Apr 1 2010
The much-touted "work/life balance" has been found to be riddled with paradox with new research showing work-related email invading workers' homes and leisure spaces, causing stress, anxiety, an inability to switch off, as well as potential damage to family relationships.
Dr Melissa Gregg from the Department of Gender and Cultural Studies at the University of Sydney carried out the study: "Working from home: New media technology, workplace culture and the changing nature of domesticity".
The study was part of an Australian Postdoctoral Fellowship Project in which in-depth interviews were conducted with 26 information workers from large organisations across different industry groups over three years.
The research project coincided with the rise of online culture over the past three years: specifically social networking sites such as Facebook and Twitter.
Dr Gregg says until now many people have considered these platforms to be part of people's leisure practices that they engage with in their time off.
"But for workers in a range of office jobs, it's become part of the job. And largely this has happened without any discussion at the workplace about implications for workload," Dr Gregg says.

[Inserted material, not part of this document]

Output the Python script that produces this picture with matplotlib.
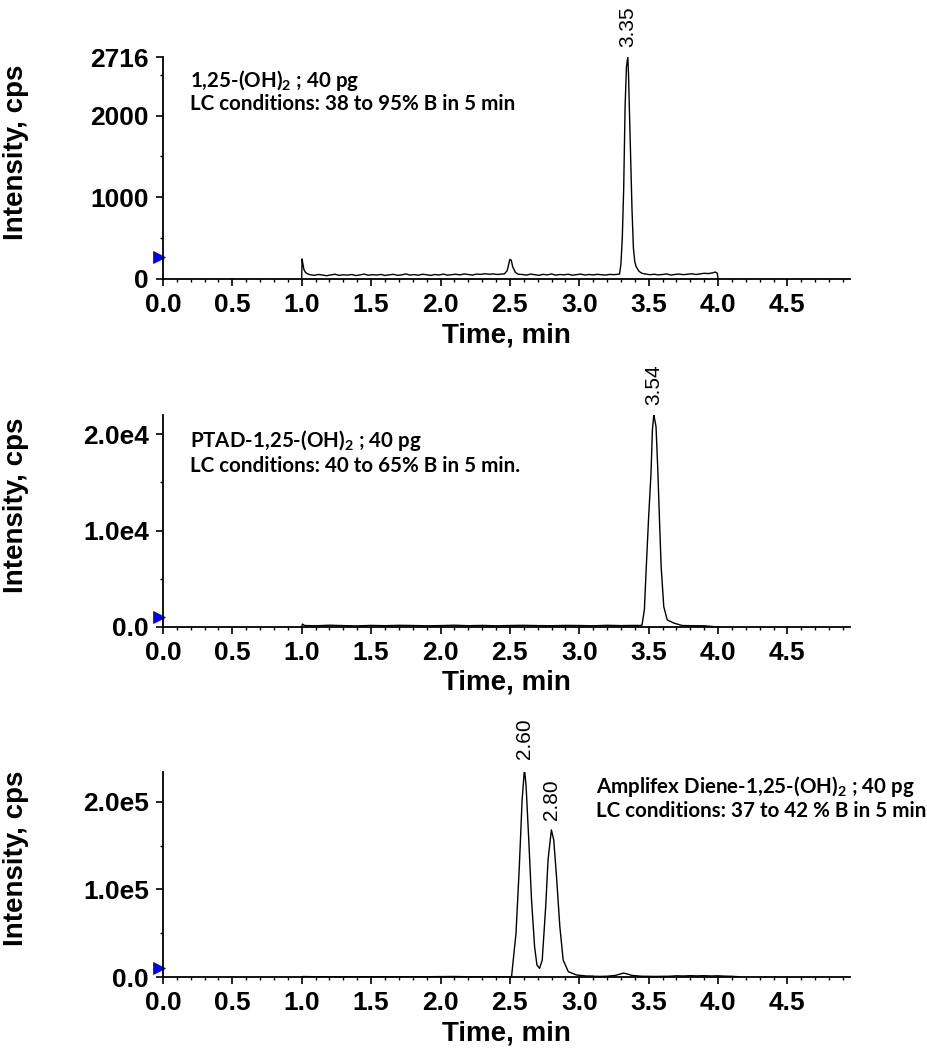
import matplotlib
matplotlib.use("Agg")
import matplotlib.pyplot as plt
from matplotlib.ticker import MultipleLocator, FixedLocator

plt.rcParams['font.family'] = ['Liberation Sans', 'DejaVu Sans']
plt.rcParams['mathtext.default'] = 'regular'

# ---- panel 1 : 1,25-(OH)2 ----
t1 = [1.000, 1.002, 1.008, 1.015, 1.025, 1.040,
      1.06, 1.09, 1.12, 1.15, 1.18, 1.21, 1.24, 1.27, 1.30, 1.33,
      1.36, 1.39, 1.42, 1.45, 1.48, 1.51, 1.54, 1.57, 1.60, 1.63,
      1.66, 1.69, 1.72, 1.75, 1.78, 1.81, 1.84, 1.87, 1.90, 1.93,
      1.96, 1.99, 2.02, 2.05, 2.08, 2.11, 2.14, 2.17, 2.20, 2.23,
      2.26, 2.29, 2.32, 2.35, 2.38, 2.41, 2.44,
      2.46, 2.48, 2.49, 2.50, 2.51, 2.52, 2.54, 2.56,
      2.59, 2.62, 2.65, 2.68, 2.71, 2.74, 2.77, 2.80, 2.83, 2.86,
      2.89, 2.92, 2.95, 2.98, 3.01, 3.04, 3.07, 3.10, 3.13, 3.16,
      3.19, 3.22, 3.25, 3.28,
      3.29, 3.30, 3.31, 3.32, 3.33, 3.34, 3.35, 3.355, 3.36, 3.37,
      3.38, 3.39, 3.40, 3.41, 3.43, 3.45,
      3.48, 3.51, 3.54, 3.57, 3.60, 3.63, 3.66, 3.69, 3.72, 3.75,
      3.78, 3.81, 3.84, 3.87, 3.90, 3.93, 3.96, 3.98, 3.995, 4.000]
y1 = [20, 245, 190, 120, 85, 65,
      52, 45, 55, 48, 40, 50, 58, 44, 52, 47,
      55, 42, 50, 60, 46, 53, 48, 56, 43, 51,
      57, 45, 50, 62, 48, 54, 46, 58, 52, 44,
      55, 49, 60, 47, 53, 58, 50, 62, 55, 48,
      60, 56, 65, 58, 62, 55, 60,
      62, 100, 170, 240, 230, 150, 80, 58,
      55, 48, 60, 52, 45, 57, 50, 62, 47, 55,
      51, 58, 46, 53, 60, 49, 55, 50, 57, 52,
      48, 56, 53, 58,
      60, 180, 500, 1100, 2100, 2600, 2716, 2500, 2150, 1500,
      850, 380, 210, 150, 95, 70,
      60, 52, 58, 50, 55, 62, 48, 56, 60, 53,
      58, 64, 55, 62, 70, 66, 75, 85, 70, 0]

# ---- panel 2 : PTAD-1,25-(OH)2 ----
t2 = [1.00, 1.005, 1.02, 1.1, 1.2, 1.3, 1.4, 1.5, 1.6, 1.7, 1.8, 1.9,
      2.0, 2.1, 2.2, 2.3, 2.4, 2.5, 2.6, 2.7, 2.8, 2.9, 3.0, 3.1,
      3.2, 3.3, 3.4, 3.44,
      3.452, 3.469, 3.483, 3.500, 3.517, 3.527, 3.537, 3.540, 3.553,
      3.566, 3.578, 3.590, 3.609, 3.634, 3.682, 3.742,
      3.8, 3.9, 4.0]
y2 = [0, 300, 150, 120, 180, 140, 110, 160, 130, 170, 150, 120,
      140, 180, 130, 160, 120, 150, 170, 140, 130, 160, 150, 120,
      170, 140, 160, 150,
      200, 1760, 6260, 11450, 15980, 20440, 22000, 21800, 20790,
      16290, 11100, 6260, 2100, 730, 400, 150,
      130, 120, 0]

# ---- panel 3 : Amplifex Diene-1,25-(OH)2 ----
t3 = [1.00, 1.01, 1.1, 1.2, 1.3, 1.4, 1.5, 1.6, 1.7, 1.8, 1.9,
      2.0, 2.1, 2.2, 2.3, 2.4, 2.5, 2.512,
      2.544, 2.568, 2.588, 2.605, 2.617, 2.636, 2.656, 2.678, 2.695,
      2.714, 2.733, 2.758, 2.775, 2.799, 2.816, 2.836, 2.860, 2.884,
      2.921, 2.981,
      3.05, 3.10, 3.15, 3.20, 3.26, 3.29, 3.32, 3.35, 3.38, 3.45,
      3.55, 3.65, 3.70, 3.75, 3.80, 3.85, 3.90, 3.95, 4.00, 4.05,
      4.10, 4.15]
y3 = [0, 600, 300, 350, 250, 300, 280, 320, 300, 250, 350,
      500, 600, 300, 250, 300, 350, 500,
      49900, 126000, 202000, 237700, 217500, 156600, 88000, 34600, 13700,
      9900, 19400, 80400, 133700, 168000, 156600, 114600, 57500, 19400,
      6100, 2300,
      1200, 900, 700, 900, 1800, 3200, 4500, 3300, 1800, 900,
      700, 900, 1400, 1200, 1500, 1300, 1500, 1200, 1400, 1000,
      800, 300]

red_t = [1.20, 1.27, 3.07, 3.09, 4.34, 4.41]
red_y = [500, 500, 1000, 800, 500, 500]

panels = [
    dict(t=t1, y=y1, ylim=2716, yticks=[0, 1000, 2000, 2716],
         ylabels=['0', '1000', '2000', '2716'], yminor=500,
         peaks=[(3.35, 2716)], labels=['3.35'], marker_y=270,
         rect=[0.1758, 0.7343, 0.741, 0.2114],
         text=['1,25-(OH)$_2$ ; 40 pg',
               'LC conditions: 38 to 95% B in 5 min'],
         tx=0.039, ty=[0.865, 0.761], xlab_y=-0.194, ylab_y=0.572),
    dict(t=t2, y=y2, ylim=22000, yticks=[0, 10000, 20000],
         ylabels=['0.0', '1.0e4', '2.0e4'], yminor=5000,
         peaks=[(3.537, 22000)], labels=['3.54'], marker_y=1000,
         rect=[0.1758, 0.4029, 0.741, 0.2019],
         text=['PTAD-1,25-(OH)$_2$ ; 40 pg',
               'LC conditions: 40 to 65% B in 5 min.'],
         tx=0.039, ty=[0.849, 0.731], xlab_y=-0.203, ylab_y=0.575),
    dict(t=t3, y=y3, ylim=234000, yticks=[0, 100000, 200000],
         ylabels=['0.0', '1.0e5', '2.0e5'], yminor=50000,
         peaks=[(2.605, 237700), (2.799, 168000)], labels=['2.60', '2.80'],
         marker_y=10000,
         rect=[0.1758, 0.0695, 0.741, 0.1952],
         text=['Amplifex Diene-1,25-(OH)$_2$ ; 40 pg',
               'LC conditions: 37 to 42 % B in 5 min'],
         tx=0.631, ty=[0.898, 0.782], xlab_y=-0.210, ylab_y=0.58),
]

fig = plt.figure(figsize=(9.27, 10.5), dpi=100)

for i, p in enumerate(panels):
    ax = fig.add_axes(p['rect'])
    ax.plot(p['t'], p['y'], color='black', lw=1.0)
    if i == 2:
        ax.plot(red_t, red_y, 's', color='red', ms=1.5, mew=0)
    ax.set_xlim(0, 4.95)
    ax.set_ylim(0, p['ylim'])
    for s in ['top', 'right']:
        ax.spines[s].set_visible(False)
    for s in ['left', 'bottom']:
        ax.spines[s].set_linewidth(1.3)

    ax.xaxis.set_minor_locator(MultipleLocator(0.1))
    ax.set_xticks([0, 0.5, 1.0, 1.5, 2.0, 2.5, 3.0, 3.5, 4.0, 4.5])
    ax.set_xticklabels(['0.0', '0.5', '1.0', '1.5', '2.0', '2.5',
                        '3.0', '3.5', '4.0', '4.5'])
    ax.yaxis.set_major_locator(FixedLocator(p['yticks']))
    ax.set_yticklabels(p['ylabels'])
    ax.yaxis.set_minor_locator(MultipleLocator(p['yminor']))
    ax.tick_params(which='major', direction='out', length=5, width=1.2,
                   labelsize=19, pad=5)
    ax.tick_params(which='minor', direction='out', length=2.5, width=1.0)
    for lab in ax.get_xticklabels() + ax.get_yticklabels():
        lab.set_fontweight('bold')

    ax.set_xlabel('Time, min', fontsize=20, fontweight='bold')
    ax.xaxis.set_label_coords(0.5, p['xlab_y'])
    ax.set_ylabel('Intensity, cps', fontsize=20, fontweight='bold')
    ax.yaxis.set_label_coords(-0.195, p['ylab_y'])

    # blue start marker at the y axis
    ax.plot([-0.03], [p['marker_y']], marker='>', color='#0000ff',
            ms=9, mec='#000080', mew=0.5, clip_on=False)

    for (pt, py), lab in zip(p['peaks'], p['labels']):
        ax.annotate(lab, xy=(pt, py), xytext=(0, 7), textcoords='offset points',
                    rotation=90, ha='center', va='bottom', fontsize=15,
                    annotation_clip=False)

    for line, ty in zip(p['text'], p['ty']):
        ax.text(p['tx'], ty, line, transform=ax.transAxes, fontsize=14.8,
                fontweight='bold', family=['Lato', 'DejaVu Sans'],
                ha='left', va='baseline')

fig.savefig('out.png', dpi=100)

Dr Gregg found that many of the interviewees believed checking and sending emails from home did not constitute "work". They would check email at night in bed, and as early as 6am before children woke, so that they could focus on "real work" in office hours.
The study also found children using computers and other technology at home were affected by the workloads of their parents who seemed too distracted or exhausted with work to interact with them.
Part-time workers were found to keep email accounts open on official non-work days to "keep things moving" and avoid "holding up" full-time workers.
"This study was designed to pick up all that extra work that goes on outside the office, which is generally sold to us as this new freedom to be in touch with work when it suits us," Dr Gregg says.
"We found some surprising stories from people who said they were concerned that their children were addicted to the internet, but who were actually showing signs of addiction themselves. But these people didn't see their use of computers as a problem because it was to do with work."
"This hidden labour in the home also translates to a significant amount of unpaid work performed by women. It's another factor in the ongoing gender pay gap."
Dr Gregg says that many participants in the study reported increased signs of stress and anxiety.
"The evidence shows that most people think it is just their own individual failing that they can't keep up both with the technology and the amount of communication they are having to deal with. Once you see this message across industries you know that that is a problem that has to be dealt with structurally, not by forcing workers to adopt individual solutions."
The study will be published in Work's Intimacy, Polity Press, in September.